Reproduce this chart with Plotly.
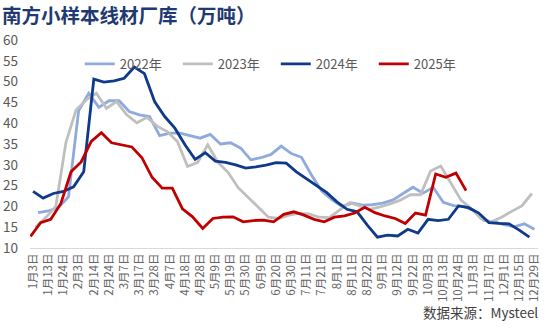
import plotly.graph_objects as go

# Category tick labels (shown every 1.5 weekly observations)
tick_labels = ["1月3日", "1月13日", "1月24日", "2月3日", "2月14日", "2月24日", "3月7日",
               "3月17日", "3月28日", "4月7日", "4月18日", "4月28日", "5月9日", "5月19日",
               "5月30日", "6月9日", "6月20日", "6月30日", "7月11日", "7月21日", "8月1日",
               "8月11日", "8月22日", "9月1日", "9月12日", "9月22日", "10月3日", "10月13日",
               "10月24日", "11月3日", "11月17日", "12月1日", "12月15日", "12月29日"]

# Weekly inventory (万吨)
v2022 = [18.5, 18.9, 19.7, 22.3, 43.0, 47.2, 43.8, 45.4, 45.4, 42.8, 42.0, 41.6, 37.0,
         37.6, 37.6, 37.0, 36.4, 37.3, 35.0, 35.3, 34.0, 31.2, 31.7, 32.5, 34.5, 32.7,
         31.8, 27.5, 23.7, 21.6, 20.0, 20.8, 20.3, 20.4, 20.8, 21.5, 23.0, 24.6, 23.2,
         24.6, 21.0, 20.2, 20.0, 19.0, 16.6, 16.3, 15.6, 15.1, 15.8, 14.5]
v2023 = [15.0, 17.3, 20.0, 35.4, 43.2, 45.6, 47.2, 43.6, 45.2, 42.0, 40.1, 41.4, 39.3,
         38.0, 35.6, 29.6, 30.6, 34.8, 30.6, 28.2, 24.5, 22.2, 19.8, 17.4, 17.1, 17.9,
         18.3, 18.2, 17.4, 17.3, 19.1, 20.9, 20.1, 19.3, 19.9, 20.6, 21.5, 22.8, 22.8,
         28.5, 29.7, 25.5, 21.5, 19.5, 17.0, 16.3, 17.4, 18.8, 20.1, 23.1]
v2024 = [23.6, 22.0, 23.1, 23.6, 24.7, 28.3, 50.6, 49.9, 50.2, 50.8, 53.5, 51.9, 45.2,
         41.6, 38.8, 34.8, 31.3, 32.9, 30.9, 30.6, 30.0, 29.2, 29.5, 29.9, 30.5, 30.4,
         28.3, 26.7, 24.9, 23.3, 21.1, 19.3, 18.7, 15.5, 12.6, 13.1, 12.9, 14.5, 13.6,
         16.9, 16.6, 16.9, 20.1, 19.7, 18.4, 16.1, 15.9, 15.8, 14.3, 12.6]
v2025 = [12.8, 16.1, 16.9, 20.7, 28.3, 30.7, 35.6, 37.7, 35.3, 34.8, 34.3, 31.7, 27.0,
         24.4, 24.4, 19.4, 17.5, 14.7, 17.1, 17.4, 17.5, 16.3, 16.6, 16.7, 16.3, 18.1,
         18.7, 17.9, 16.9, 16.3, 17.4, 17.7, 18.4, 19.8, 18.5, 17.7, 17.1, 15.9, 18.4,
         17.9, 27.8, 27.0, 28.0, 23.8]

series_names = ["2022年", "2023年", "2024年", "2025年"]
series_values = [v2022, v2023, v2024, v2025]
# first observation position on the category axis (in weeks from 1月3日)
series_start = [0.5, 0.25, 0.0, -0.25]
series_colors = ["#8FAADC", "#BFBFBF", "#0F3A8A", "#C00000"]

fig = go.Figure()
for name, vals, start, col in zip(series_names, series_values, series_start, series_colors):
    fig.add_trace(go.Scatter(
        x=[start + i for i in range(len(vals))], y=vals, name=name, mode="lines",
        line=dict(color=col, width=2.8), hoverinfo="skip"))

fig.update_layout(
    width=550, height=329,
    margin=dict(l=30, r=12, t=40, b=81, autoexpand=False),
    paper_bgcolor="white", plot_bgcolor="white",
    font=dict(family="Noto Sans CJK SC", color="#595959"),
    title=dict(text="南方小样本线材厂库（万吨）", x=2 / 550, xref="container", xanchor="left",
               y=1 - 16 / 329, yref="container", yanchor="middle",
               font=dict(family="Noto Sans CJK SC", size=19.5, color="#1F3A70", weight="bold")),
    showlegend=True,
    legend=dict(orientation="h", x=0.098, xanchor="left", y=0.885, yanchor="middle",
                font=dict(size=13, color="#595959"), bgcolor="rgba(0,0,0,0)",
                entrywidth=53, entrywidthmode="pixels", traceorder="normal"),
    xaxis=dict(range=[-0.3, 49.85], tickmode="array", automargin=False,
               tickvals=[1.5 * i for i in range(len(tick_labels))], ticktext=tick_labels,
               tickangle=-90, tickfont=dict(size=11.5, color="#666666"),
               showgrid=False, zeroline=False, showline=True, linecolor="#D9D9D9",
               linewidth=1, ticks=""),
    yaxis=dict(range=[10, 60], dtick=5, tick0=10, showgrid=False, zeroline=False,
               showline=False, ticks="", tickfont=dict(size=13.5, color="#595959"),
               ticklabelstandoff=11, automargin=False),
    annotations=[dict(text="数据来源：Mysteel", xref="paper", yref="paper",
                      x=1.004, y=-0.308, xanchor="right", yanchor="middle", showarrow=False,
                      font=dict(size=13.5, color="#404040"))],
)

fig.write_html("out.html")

> **WHAT IS REQUIRED**
Return the material exactly as given, apart from the pictures.

> **COMPLETED TASK**
Reproduce this chart with Plotly.
import plotly.graph_objects as go

# Category tick labels (shown every 1.5 weekly observations)
tick_labels = ["1月3日", "1月13日", "1月24日", "2月3日", "2月14日", "2月24日", "3月7日",
               "3月17日", "3月28日", "4月7日", "4月18日", "4月28日", "5月9日", "5月19日",
               "5月30日", "6月9日", "6月20日", "6月30日", "7月11日", "7月21日", "8月1日",
               "8月11日", "8月22日", "9月1日", "9月12日", "9月22日", "10月3日", "10月13日",
               "10月24日", "11月3日", "11月17日", "12月1日", "12月15日", "12月29日"]

# Weekly inventory (万吨)
v2022 = [18.5, 18.9, 19.7, 22.3, 43.0, 47.2, 43.8, 45.4, 45.4, 42.8, 42.0, 41.6, 37.0,
         37.6, 37.6, 37.0, 36.4, 37.3, 35.0, 35.3, 34.0, 31.2, 31.7, 32.5, 34.5, 32.7,
         31.8, 27.5, 23.7, 21.6, 20.0, 20.8, 20.3, 20.4, 20.8, 21.5, 23.0, 24.6, 23.2,
         24.6, 21.0, 20.2, 20.0, 19.0, 16.6, 16.3, 15.6, 15.1, 15.8, 14.5]
v2023 = [15.0, 17.3, 20.0, 35.4, 43.2, 45.6, 47.2, 43.6, 45.2, 42.0, 40.1, 41.4, 39.3,
         38.0, 35.6, 29.6, 30.6, 34.8, 30.6, 28.2, 24.5, 22.2, 19.8, 17.4, 17.1, 17.9,
         18.3, 18.2, 17.4, 17.3, 19.1, 20.9, 20.1, 19.3, 19.9, 20.6, 21.5, 22.8, 22.8,
         28.5, 29.7, 25.5, 21.5, 19.5, 17.0, 16.3, 17.4, 18.8, 20.1, 23.1]
v2024 = [23.6, 22.0, 23.1, 23.6, 24.7, 28.3, 50.6, 49.9, 50.2, 50.8, 53.5, 51.9, 45.2,
         41.6, 38.8, 34.8, 31.3, 32.9, 30.9, 30.6, 30.0, 29.2, 29.5, 29.9, 30.5, 30.4,
         28.3, 26.7, 24.9, 23.3, 21.1, 19.3, 18.7, 15.5, 12.6, 13.1, 12.9, 14.5, 13.6,
         16.9, 16.6, 16.9, 20.1, 19.7, 18.4, 16.1, 15.9, 15.8, 14.3, 12.6]
v2025 = [12.8, 16.1, 16.9, 20.7, 28.3, 30.7, 35.6, 37.7, 35.3, 34.8, 34.3, 31.7, 27.0,
         24.4, 24.4, 19.4, 17.5, 14.7, 17.1, 17.4, 17.5, 16.3, 16.6, 16.7, 16.3, 18.1,
         18.7, 17.9, 16.9, 16.3, 17.4, 17.7, 18.4, 19.8, 18.5, 17.7, 17.1, 15.9, 18.4,
         17.9, 27.8, 27.0, 28.0, 23.8]

series_names = ["2022年", "2023年", "2024年", "2025年"]
series_values = [v2022, v2023, v2024, v2025]
# first observation position on the category axis (in weeks from 1月3日)
series_start = [0.5, 0.25, 0.0, -0.25]
series_colors = ["#8FAADC", "#BFBFBF", "#0F3A8A", "#C00000"]

fig = go.Figure()
for name, vals, start, col in zip(series_names, series_values, series_start, series_colors):
    fig.add_trace(go.Scatter(
        x=[start + i for i in range(len(vals))], y=vals, name=name, mode="lines",
        line=dict(color=col, width=2.8), hoverinfo="skip"))

fig.update_layout(
    width=550, height=329,
    margin=dict(l=30, r=12, t=40, b=81, autoexpand=False),
    paper_bgcolor="white", plot_bgcolor="white",
    font=dict(family="Noto Sans CJK SC", color="#595959"),
    title=dict(text="南方小样本线材厂库（万吨）", x=2 / 550, xref="container", xanchor="left",
               y=1 - 16 / 329, yref="container", yanchor="middle",
               font=dict(family="Noto Sans CJK SC", size=19.5, color="#1F3A70", weight="bold")),
    showlegend=True,
    legend=dict(orientation="h", x=0.098, xanchor="left", y=0.885, yanchor="middle",
                font=dict(size=13, color="#595959"), bgcolor="rgba(0,0,0,0)",
                entrywidth=53, entrywidthmode="pixels", traceorder="normal"),
    xaxis=dict(range=[-0.3, 49.85], tickmode="array", automargin=False,
               tickvals=[1.5 * i for i in range(len(tick_labels))], ticktext=tick_labels,
               tickangle=-90, tickfont=dict(size=11.5, color="#666666"),
               showgrid=False, zeroline=False, showline=True, linecolor="#D9D9D9",
               linewidth=1, ticks=""),
    yaxis=dict(range=[10, 60], dtick=5, tick0=10, showgrid=False, zeroline=False,
               showline=False, ticks="", tickfont=dict(size=13.5, color="#595959"),
               ticklabelstandoff=11, automargin=False),
    annotations=[dict(text="数据来源：Mysteel", xref="paper", yref="paper",
                      x=1.004, y=-0.308, xanchor="right", yanchor="middle", showarrow=False,
                      font=dict(size=13.5, color="#404040"))],
)

fig.write_html("out.html")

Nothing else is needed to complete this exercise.